Back in Ireland once more. The evening before I last I stepped onto the tarmac at Belfast International Airport. The cold, damp night air smelled slightly of manure. Clouds lurked only a few meters above my head, and the tarmac gleamed with rainwater. So now I have time to write about whatever I care to write about.
This time, I choose Constantine’s accusing finger. This is one of the first things one sees on entering the Musei Capitolini in Rome, on the Palatine Hill. It was a Wednesday in November, cold and unusually wet. The museum was almost empty. Entering one passes directly into a small courtyard filled with fragments of statues most of which are more than a thousand years old, arranged around the courtyard, mounted on the walls. Amongst them is an enormous head, the head of Emperor Constantine, Emperor of the Holy Roman Empire — and his hand, an accusing index figure pointing skywards. This is all that remains. Echoes of Ozymandias, but no “trunkless legs of stone” here.

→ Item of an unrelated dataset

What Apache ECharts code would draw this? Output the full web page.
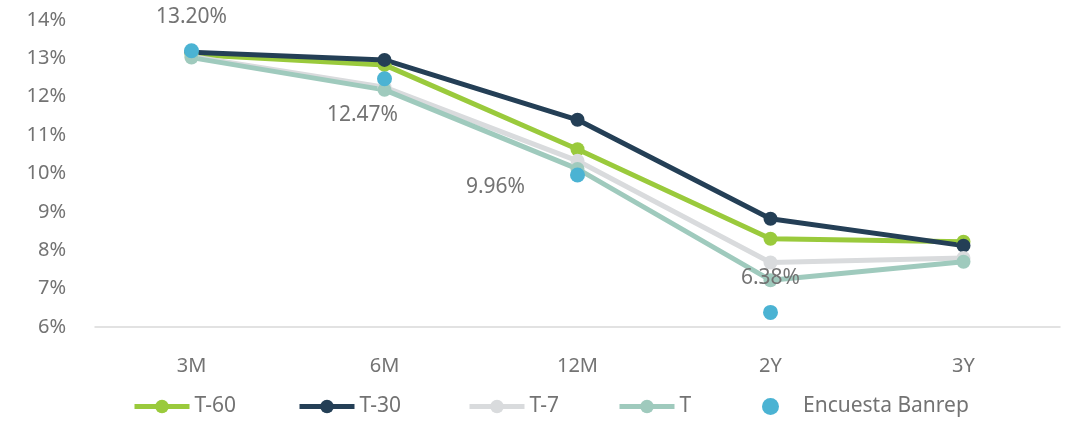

The museum is a wonderful collection of artifacts spanning thousands of years of the city of Rome. One of the first public museums in the world, we are told. Before I went there, I knew almost nothing about the collections and so I was constantly amazed when each right turn or left turn took me back through another few hundred years of history. Even back into pre-history. After carefully examining room after room of sculptures and bronzes, a sudden turn took me before the foundations of the temple of Zeus, one of the very first structures constructed in Rome. Here were the foundation stones. Another turn, and there was a vast atrium with an ancient bronze statue of Marcus Aureilius on horseback. In the Renaissance, Leonardo da Vinci had placed this statue at the centre of the square on Palatine hill, on a plinth he had designed himself. Now the plinth holds a copy, and the original is here, in this beautiful glass atrium.
A tunnel, descending deep into the hill, connects the old museum building to the new one, and the dimly lit walls are lined with Roman funerary inscription for slaves, freemen and senators. But before ascending to recent centuries, a left turn leads to another ancient temple, more foundation stones and statues. Another turn, follow the corridor here, and we leave the museum behind, we are in the Tabularium, which once housed the archives of the Roman state. A long hall with tall windows looks out across the ruins of the Roman city, the Foro Romano. Another level of history.
Climbing back up the tunnel and ancient Rome fades away, and we are back in the Renaissance. There are many wonders to be seen here. One small room is completely filled with busts of famous philosophers, many of which are Roman copies of Greek sculptures. Serried ranks of great thinkers. Nearby, in a small alcove, there is a beautiful statue of a woman. What most struck me about this was the incidental detail that the statue had been found buried near one of the walls of the city. The owners had presumably hidden it there for safe keeping during one of the many invasions which had swept over Rome. They never returned to collect it.